Antalya Milletvekilleriyle görüşüp yardım istemeye karar verdim. Devlet dairesinde çalışan bir tanıdığım vardı. Görevinden ayrılacağını söylemişti. Onun yerine bana görev verilebilirdi. Bu durumu Milletvekillerine söyledim. Milletvekili anlayış gösterdi. Bakalım dedi. Randevu verdi, buluştuk. Personel müdürü ile görüştü. Bana görev verilmesini istedi. İçimde bir sevinç bir umut doğmuştu.
Kısaca Milletvekilinin sayesinde işe girdim. İşsizlikten kurtuldum. Dünyalar benim olmuştu. Artık işim vardı. Keyfime diyecek yoktu. Memur maaşlarının yeterli olmadığı söyleniyordu ama ben yarısına bile razıydım. Bana yardımcı olan elimden tutan, yüksek öğrenimde okuyabilmeme olanak sağlayan, rahmetli Milletvekili (eski) İhsan Ataöv’e şükranlarımı sunmayı borç bilirim.

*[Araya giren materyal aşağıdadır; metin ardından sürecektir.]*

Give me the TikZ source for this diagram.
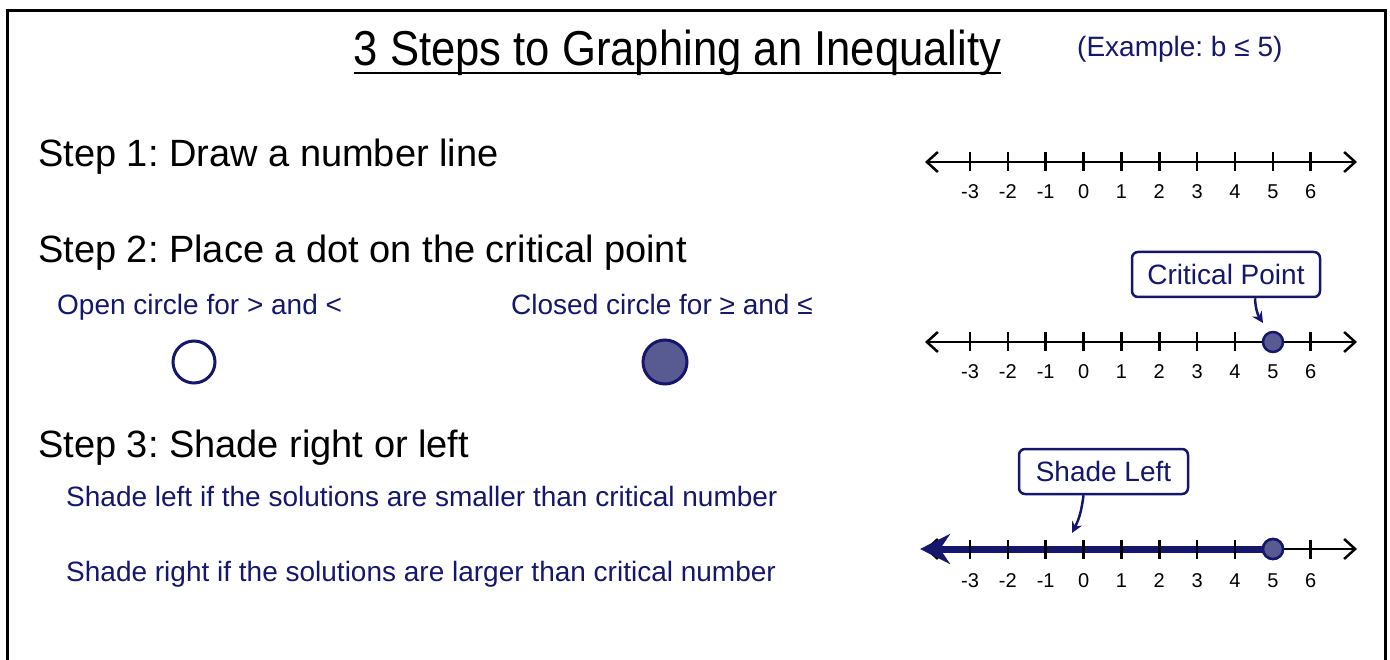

İş aradığım günlerde tüm işsizlerin ruh halini bende yaşadım. İşsizin aklından olmayacak şeylerin geçmesinin olağan olduğunu gördüm. İşsizin hayatını etkilemeyecek çapta nasıl bir suç olabilir? Bir kadına sarkıntılık ne değiştirir. Çirkin, yanlış, yazık değil mi? Yanlışı ve çirkinliği yaşamadan nasıl çıkılır bu işin içinden.
İşsizlik günlerimde bu duygulardan birçoğunu yaşadım. İş buldum bu duygulardan kurtuldum. Sonrasında ise yaşantım normal koşullarda devam etti. Çalışıp, okuyarak yüksek öğrenimi bitirdim. O yıllarda kırsal kesimden olupta okuyabilenlerin oranı yüzde birdi. Yüzde birlik kesime girebilmiştim. İşsizlik dedikleri bu işte şimdi işsizlere baktıkça yüreğim yanıyor. İşsizlere iş vermek umut olmak, olanak yaratmak Kamu Kurumları, Özel sektör ve her birim için görev olmalıdır. En büyük sevap işsiz olanlara iş imkânı yaratmaktır.
Devlet adamlarıyla siyaset ve iş adamları işsizliğin önlenmesi için çaba göstermelidir. İşsizliğe seyirci kalmak hem kayıp, hem de büyük ayıptır. Büyük lafların kimseye yararı dokunmuyorsa, küçük laflar edip üretime dönük iş olanakları yaratmak, ülkenin ihtiyaçlarına göre eğitim ve öğretimi planlamak en geçerli, en gerçekçi yoldur.
İşsiz ve yoksulluğu yaşamak insanlarımızın ‘’kara yazısı’’ değildir. İşsizlik ve yoksulluktan beslenerek işi götürmeyi düşünenler varsa en büyük haksızlığı yaratanlardır.
‘’Rüyamda işe girmişim’’ diyenlerin sayılarının her geçen gün azalması dileklerimle.